Challenges of System Integration in the Marine Environment
Adapting batteries to the marine environment is not just about installing modules in a hold. The system integration specialists, whose numbers CATL has doubled, must address specific challenges:
- Environmental constraints: Saline humidity, corrosion, ship movements, and significant thermal variations require robust protection and thermal management systems.
- Operational safety: In the event of an incident, evacuating a ship is more complex than a land vehicle. Safety protocols must be impeccable.
- Electrical integration: Compatibility with existing propulsion and electrical management systems requires custom engineering for each type of vessel.
These challenges explain why CATL has chosen to massively strengthen its technical teams rather than simply adapting existing solutions. The goal is to build specific maritime expertise that will become a sustainable competitive advantage.
A Strategic Positioning for the Future of Green Transport
By investing massively in maritime with sodium-ion batteries, CATL is not just diversifying its markets. The company is positioning this chemistry as a viable alternative to lithium-ion in specific applications, while continuing to develop solid-state batteries for ultimate performance.
This two-pronged strategy – sodium-ion for volume and democratization, solid-state batteries for premium performance – reflects a pragmatic market vision. As stated on the official CATL website, the company has already launched the first mass-produced vehicle equipped with sodium-ion batteries in partnership with Changan Automobile, demonstrating the technology's maturity.
Maritime represents a natural expansion ground: weight constraints are less critical than in automotive, the lower energy density of sodium-ion becomes less penalizing, and the volumes of batteries needed justify significant industrial investments.
Europe and France in the Battery Race
CATL's initiative comes as Europe tries to catch up in battery production. The European Battery Alliance aims to create a complete value chain, from raw material extraction to recycling, to reduce dependence on Asia (IRIS, 2021).
In this context, sodium-ion batteries could offer Europe an opportunity to differentiate itself by focusing on chemistry less dependent on critical lithium and cobalt supplies. France, through actors like CEA and CNRS, is investing in research on these alternative technologies.
To understand the broader issues of energy transition, our article on geothermal heat pumps and their performance in 2026 offers additional insight into emerging green technologies.
Outlook and Medium-Term Impacts
The commercial deployment planned for 2026 will mark a strong symbolic step. If CATL succeeds in its maritime gamble, other players will likely follow, creating a specific market for batteries adapted to naval transport.
The benefits extend beyond the maritime sector.
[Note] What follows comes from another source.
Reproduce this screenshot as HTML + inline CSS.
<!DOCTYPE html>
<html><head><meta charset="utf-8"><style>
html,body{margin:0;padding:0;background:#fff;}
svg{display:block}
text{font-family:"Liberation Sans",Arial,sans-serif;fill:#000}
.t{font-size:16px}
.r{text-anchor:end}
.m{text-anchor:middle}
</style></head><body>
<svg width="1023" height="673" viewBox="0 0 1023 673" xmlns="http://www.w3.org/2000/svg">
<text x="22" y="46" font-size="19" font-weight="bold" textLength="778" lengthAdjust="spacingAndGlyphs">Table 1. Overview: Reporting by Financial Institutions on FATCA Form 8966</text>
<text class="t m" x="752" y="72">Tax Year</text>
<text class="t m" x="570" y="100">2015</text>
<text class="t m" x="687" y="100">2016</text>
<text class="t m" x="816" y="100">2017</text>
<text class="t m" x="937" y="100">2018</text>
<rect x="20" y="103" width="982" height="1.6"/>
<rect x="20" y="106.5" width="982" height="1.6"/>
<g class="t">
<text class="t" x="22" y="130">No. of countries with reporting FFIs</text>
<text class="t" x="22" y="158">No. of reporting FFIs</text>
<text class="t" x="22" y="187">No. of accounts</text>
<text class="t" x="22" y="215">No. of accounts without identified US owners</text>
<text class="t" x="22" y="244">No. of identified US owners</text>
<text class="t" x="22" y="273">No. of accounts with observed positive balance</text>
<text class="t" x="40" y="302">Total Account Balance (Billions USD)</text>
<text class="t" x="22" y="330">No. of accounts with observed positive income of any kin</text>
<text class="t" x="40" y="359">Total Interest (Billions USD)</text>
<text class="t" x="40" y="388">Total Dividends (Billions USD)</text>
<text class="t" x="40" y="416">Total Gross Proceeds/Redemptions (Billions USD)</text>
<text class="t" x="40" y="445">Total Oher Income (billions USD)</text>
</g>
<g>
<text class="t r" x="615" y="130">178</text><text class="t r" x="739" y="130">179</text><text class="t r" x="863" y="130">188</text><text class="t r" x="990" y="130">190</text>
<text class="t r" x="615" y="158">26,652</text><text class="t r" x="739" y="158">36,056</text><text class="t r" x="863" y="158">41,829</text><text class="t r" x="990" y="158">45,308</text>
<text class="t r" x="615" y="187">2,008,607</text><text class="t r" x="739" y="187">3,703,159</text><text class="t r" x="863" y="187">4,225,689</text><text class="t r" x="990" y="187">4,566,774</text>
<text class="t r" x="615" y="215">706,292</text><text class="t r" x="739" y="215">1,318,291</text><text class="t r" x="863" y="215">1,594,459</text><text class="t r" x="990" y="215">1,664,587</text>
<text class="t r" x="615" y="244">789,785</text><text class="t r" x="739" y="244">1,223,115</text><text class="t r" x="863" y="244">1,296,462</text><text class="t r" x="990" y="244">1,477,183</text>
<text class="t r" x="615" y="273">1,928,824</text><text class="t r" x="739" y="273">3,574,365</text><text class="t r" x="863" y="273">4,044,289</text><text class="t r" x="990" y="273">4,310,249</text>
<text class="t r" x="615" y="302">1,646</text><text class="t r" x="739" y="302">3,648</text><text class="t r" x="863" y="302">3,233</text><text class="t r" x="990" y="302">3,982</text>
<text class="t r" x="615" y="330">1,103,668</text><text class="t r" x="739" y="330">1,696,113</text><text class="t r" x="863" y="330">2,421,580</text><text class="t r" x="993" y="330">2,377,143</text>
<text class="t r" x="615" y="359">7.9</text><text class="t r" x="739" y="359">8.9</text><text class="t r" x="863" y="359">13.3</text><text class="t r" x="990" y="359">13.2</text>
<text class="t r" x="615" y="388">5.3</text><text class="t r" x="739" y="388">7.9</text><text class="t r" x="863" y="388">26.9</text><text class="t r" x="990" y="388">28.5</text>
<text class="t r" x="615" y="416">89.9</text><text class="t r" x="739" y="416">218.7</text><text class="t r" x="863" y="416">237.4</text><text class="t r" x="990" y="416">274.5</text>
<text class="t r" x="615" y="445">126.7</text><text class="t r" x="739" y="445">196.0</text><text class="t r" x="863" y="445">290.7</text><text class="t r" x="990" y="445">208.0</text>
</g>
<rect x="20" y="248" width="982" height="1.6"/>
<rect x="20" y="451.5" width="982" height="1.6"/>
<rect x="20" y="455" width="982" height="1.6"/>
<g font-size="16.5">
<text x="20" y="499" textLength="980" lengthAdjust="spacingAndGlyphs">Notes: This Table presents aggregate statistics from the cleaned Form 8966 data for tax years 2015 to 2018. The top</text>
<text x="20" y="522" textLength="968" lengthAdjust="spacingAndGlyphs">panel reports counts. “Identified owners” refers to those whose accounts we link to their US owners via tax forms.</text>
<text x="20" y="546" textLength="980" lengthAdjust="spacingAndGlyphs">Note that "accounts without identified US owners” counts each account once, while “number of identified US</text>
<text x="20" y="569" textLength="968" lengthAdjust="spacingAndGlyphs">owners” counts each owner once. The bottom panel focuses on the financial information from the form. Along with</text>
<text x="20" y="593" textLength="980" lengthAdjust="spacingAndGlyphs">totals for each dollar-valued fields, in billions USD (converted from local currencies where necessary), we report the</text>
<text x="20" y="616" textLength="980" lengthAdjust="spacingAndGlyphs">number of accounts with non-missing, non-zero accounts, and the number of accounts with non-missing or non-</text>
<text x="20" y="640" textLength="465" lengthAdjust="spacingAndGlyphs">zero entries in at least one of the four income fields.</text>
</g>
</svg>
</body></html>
By demonstrating the viability of sodium-ion on a large scale, CATL contributes to diversifying the battery ecosystem and reducing pressure on lithium resources. This technological diversification strengthens the overall resilience of the energy transition.
In the longer term, the experience gained on ships could inform other applications: large-scale stationary storage, heavy-duty utility vehicles, or industrial applications requiring safe and economical batteries.
The central question remains that of economic performance: will sodium-ion achieve sufficiently competitive costs to sustainably rival marine diesel? The coming years will provide concrete answers, ship by ship, route by route.